甘さに込めた、変わらぬ想い
素敵なお菓子が作られる可愛らしい場所
京都市内の静かな住宅街、観光客がにぎわうエリアから少し離れた場所に、ひときわ目を引くピンク色の建物があります。そこが、創業76年を迎える「フランス屋製菓」の工場兼直売店です。「ここで本当にお菓子を作っているの?」 と驚く人もいるほどです。可愛らしい外観とロゴが描かれた看板を目印に人々は訪れます。フランス屋製菓では、毎日、誰かの“おやつの時間”を彩るお菓子が、丁寧に、そして心を込めて作られています。
今回は、四代目社長の佐々木さん、製造部長の加藤さんにお話を伺いました。
子どもからお年寄りまで。変わらぬ“家族の味”
フランス屋製菓の歴史は、1947年に始まりました。「象のようにのしのし一歩ずつ」という想いを込めて立ち上げたこの会社は、今もその精神を受け継いでいます。象のロゴには、上野動物園にやってきた象の「花子」にちなんで、力強く、ゆっくりと進む姿勢を重ねたといいます。
創業当初から変わらないのは、「家族みんなで楽しめるお菓子を作ること」です。誰もが手に取りやすい価格帯で、見た目も可愛らしいです。「うちは、お子さんからお年寄りまで、手に取って頂けるように動物やお花といった、可愛らしい商品を作っています」 と語る佐々木さん。
その言葉通り、バレンタインや母の日などのイベントでも、手頃な価格で贈れる商品を展開し、動物をモチーフとしたチョコレートや焼き菓子は、子どもたちの目を引き、お年寄りには懐かしさを感じさせ、世代を超えて愛され続けています。
お客様を想う気持ちを乗せて
商品づくりは、温度1度、原料1gの違いが味に影響するほど繊細な作業です。「毎日同じように作っていても、結果が違うことがある。だからこそ、基本を守ることが大事」 と職人さんは語ります。職人さんは、数値だけでなく感覚も大切にしながら、丁寧に作業を進めています。かつては温度計を使わず、チョコレートの艶や流れを目で見て判断していたと言い、その経験が、今も現場の判断力として生きています。技術や商品は変化しても、「お客様を思う気持ち」は変わりません。フランス屋製菓のものづくりには、ぬくもりと誠実さが込められています。「お客様の顔は見えないけれど、いつも思い浮かべながら作っています」 と語る職人さんの言葉には、商品に込める想いがあふれ出ています。

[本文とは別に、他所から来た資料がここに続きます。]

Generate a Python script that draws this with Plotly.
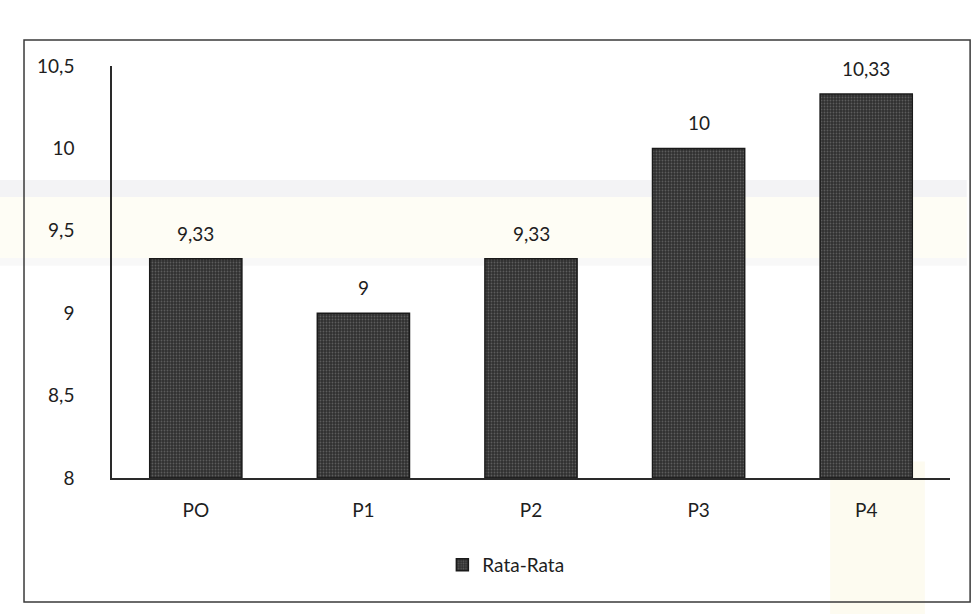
import plotly.graph_objects as go

# Mean values per treatment group
categories = ["PO", "P1", "P2", "P3", "P4"]
rata_rata = [9.33, 9, 9.33, 10, 10.33]
y_ticks = [8, 8.5, 9, 9.5, 10, 10.5]


def fmt(v):
    s = f"{v:.2f}".rstrip("0").rstrip(".")
    return s.replace(".", ",")


fig = go.Figure()
fig.add_trace(go.Bar(
    x=categories,
    y=[v - 8 for v in rata_rata],
    base=8,
    name="Rata-Rata",
    marker=dict(
        color="#333333",
        line=dict(color="#1a1a1a", width=1.5),
        pattern=dict(shape=".", fgcolor="#5c5c5c", bgcolor="#303030",
                     size=3, solidity=0.3, fillmode="replace"),
    ),
    hoverinfo="skip",
))

# value labels above each bar
for c, v in zip(categories, rata_rata):
    fig.add_annotation(x=c, y=v, text=fmt(v), showarrow=False,
                       yanchor="bottom", yshift=12,
                       font=dict(size=19, color="#1e1e1e"))

# faint background bands of the page watermark
bands = [
    dict(x0=-0.14, x1=1.02, y0=0.682, y1=0.723, fillcolor="#f3f3f5"),
    dict(x0=-0.14, x1=1.02, y0=0.534, y1=0.682, fillcolor="#fefdf5"),
    dict(x0=-0.14, x1=1.02, y0=0.515, y1=0.534, fillcolor="#f8f8f8"),
    dict(x0=0.857, x1=0.970, y0=-0.33, y1=0.04, fillcolor="#fdfbf0"),
]
for b in bands:
    fig.add_shape(type="rect", xref="paper", yref="paper", layer="below",
                  line=dict(width=0), **b)

# outer frame of the chart
fig.add_shape(type="rect", xref="paper", yref="paper",
              x0=-0.105, x1=1.024, y0=-0.301, y1=1.063,
              line=dict(color="#3a3a3a", width=1.5))

fig.update_layout(
    width=976, height=614,
    margin=dict(l=112, r=26, t=66, b=136),
    paper_bgcolor="white", plot_bgcolor="rgba(0,0,0,0)",
    separators=",.",
    font=dict(family="Lato, Open Sans, sans-serif", color="#1e1e1e", size=19),
    bargap=0.45,
    showlegend=True,
    legend=dict(orientation="h", x=0.47, xanchor="center", y=-0.211,
                yanchor="middle", font=dict(size=19), itemwidth=30,
                bgcolor="rgba(0,0,0,0)"),
    xaxis=dict(showline=True, linecolor="#2a2a2a", linewidth=1.5,
               ticks="", tickfont=dict(size=19), showgrid=False,
               ticklabelstandoff=14),
    yaxis=dict(range=[8, 10.5], tickvals=y_ticks,
               ticktext=[fmt(t) for t in y_ticks],
               showline=True, linecolor="#2a2a2a", linewidth=1.5,
               ticks="", ticklabelstandoff=32, showgrid=False,
               zeroline=False, tickfont=dict(size=19)),
)

fig.write_html("out.html")
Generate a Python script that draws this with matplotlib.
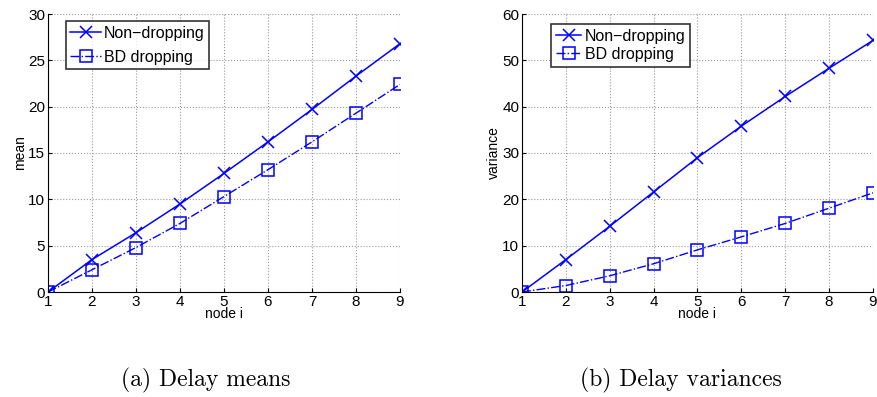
import matplotlib.pyplot as plt
import numpy as np

nodes = [1, 2, 3, 4, 5, 6, 7, 8, 9]
mean_nondrop = [0, 3.5, 6.4, 9.5, 12.8, 16.2, 19.7, 23.3, 26.8]
mean_bd = [0, 2.4, 4.8, 7.4, 10.3, 13.2, 16.2, 19.3, 22.4]
var_nondrop = [0, 7.0, 14.2, 21.6, 29.0, 35.8, 42.2, 48.3, 54.3]
var_bd = [0, 1.4, 3.5, 6.1, 9.1, 11.9, 14.8, 18.1, 21.4]

plt.rcParams['font.family'] = ['Liberation Sans', 'DejaVu Sans']
blue = '#0000ff'

fig = plt.figure(figsize=(8.78, 3.97), dpi=100)
W, H = 878, 397


def panel(rect, y1, y2, ymax, ylabel, caption, cx, leg_anchor, hlen, lspace):
    l, t, r, b = rect
    ax = fig.add_axes([l / W, 1 - b / H, (r - l) / W, (b - t) / H])
    ax.plot(nodes, y1, '-', color=blue, marker='x', ms=9, mew=1.1, lw=1.1,
            label='Non\u2212dropping')
    ax.plot(nodes, y2, '-.', color=blue, marker='s', ms=9, mfc='none', mew=1.1,
            lw=1.0, label='BD dropping')
    ax.set_xlim(1, 9)
    ax.set_ylim(0, ymax)
    ax.set_xticks(nodes)
    ax.grid(True, linestyle=':', color='#999999', lw=0.8)
    ax.spines['top'].set_visible(False)
    ax.spines['right'].set_visible(False)
    ax.tick_params(direction='in', labelsize=11, length=3, pad=2)
    ax.set_xlabel('node i', fontsize=10, labelpad=-1)
    ax.set_ylabel(ylabel, fontsize=10, labelpad=1)
    leg = ax.legend(loc='upper left', bbox_to_anchor=leg_anchor, fontsize=11.5,
                    frameon=True, fancybox=False, edgecolor='black',
                    borderpad=0.3, labelspacing=lspace, handlelength=hlen,
                    handletextpad=0.2, borderaxespad=0)
    leg.get_frame().set_linewidth(1.2)
    fig.text(cx / W, 1 - 380 / H, caption, family='cmr10', fontsize=17,
             ha='center', va='center')
    return ax


panel((48, 14, 400, 292), mean_nondrop, mean_bd, 30, 'mean',
      '(a) Delay means', 206, (0.05, 0.975), 1.9, 0.55)
panel((522, 14, 873, 292), var_nondrop, var_bd, 60, 'variance',
      '(b) Delay variances', 681, (0.083, 0.965), 1.6, 0.2)

fig.savefig('out.png', dpi=100)
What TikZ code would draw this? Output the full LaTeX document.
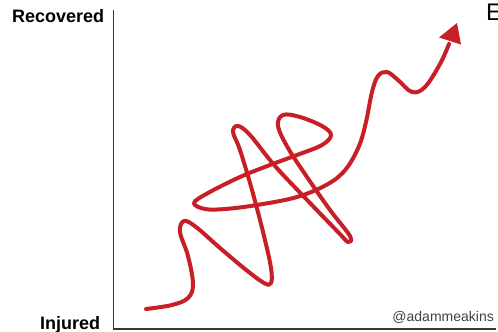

また、工場内ではスタッフの皆さんのコミュニケーションも活発で、日々の改善や工夫が積み重ねられています。検品では重さで梱包する商品数をチェックする等、違いがないような作業が散りばめられています。お客様が商品を手にした時にどう思うのか、スタッフさん一人ひとりが意識されており、商品に作り手の想いが乗っています。
お客様とのやりとりで地域の人々とともに歩む
工場兼直売店を初めて2年。少しずつ口コミが広がって、今では他府県の方も、お菓子を買いに訪れてこられるとのことです。それも、明るく笑顔で向かえてくれる販売スタッフさんいらっしゃるからでしょう。笑顔が明るく、素敵な販売スタッフさんは、常連のお客様のお名前は覚えられていて、「○○さん、いつもありがとうございます」 と接客されているとのことです。お客様や地域の方々とのやりとりを大切に、一歩づつ、丁寧に関係を積み重ねられている姿勢が、愛される秘訣なのだと感じました。
通年で働くことが難しいスタッフさんのことも大事な仲間として考えており、期間限定でも毎年同じ人からの応募があるそうで、地域の人々とともに歩まれているのが分かります。お客様と販売スタッフさんが名前を知り合い、挨拶や気軽に意見を交わしたりする様子は、企業としての温かさを感じさせます。
フランス屋製菓は、単に洋菓子を作る会社ではありません。地域の人々とともに歩み、日常の中にある小さな幸せを形にする存在なのです。これからも、変わらぬ想いを軸に、様々な挑戦を続けていくことでしょう。
おわりに
フランス屋製菓は、76年の歴史の中で、創業者の想いを守りながら、改善を続けています。その根底にあるのは、「家族の笑顔を思い浮かべた商品づくり」という、シンプルで力強い想いです。時代が変わっても、変わらない甘さ── それは、これからも“おやつの時間”を彩っていくことでしょう。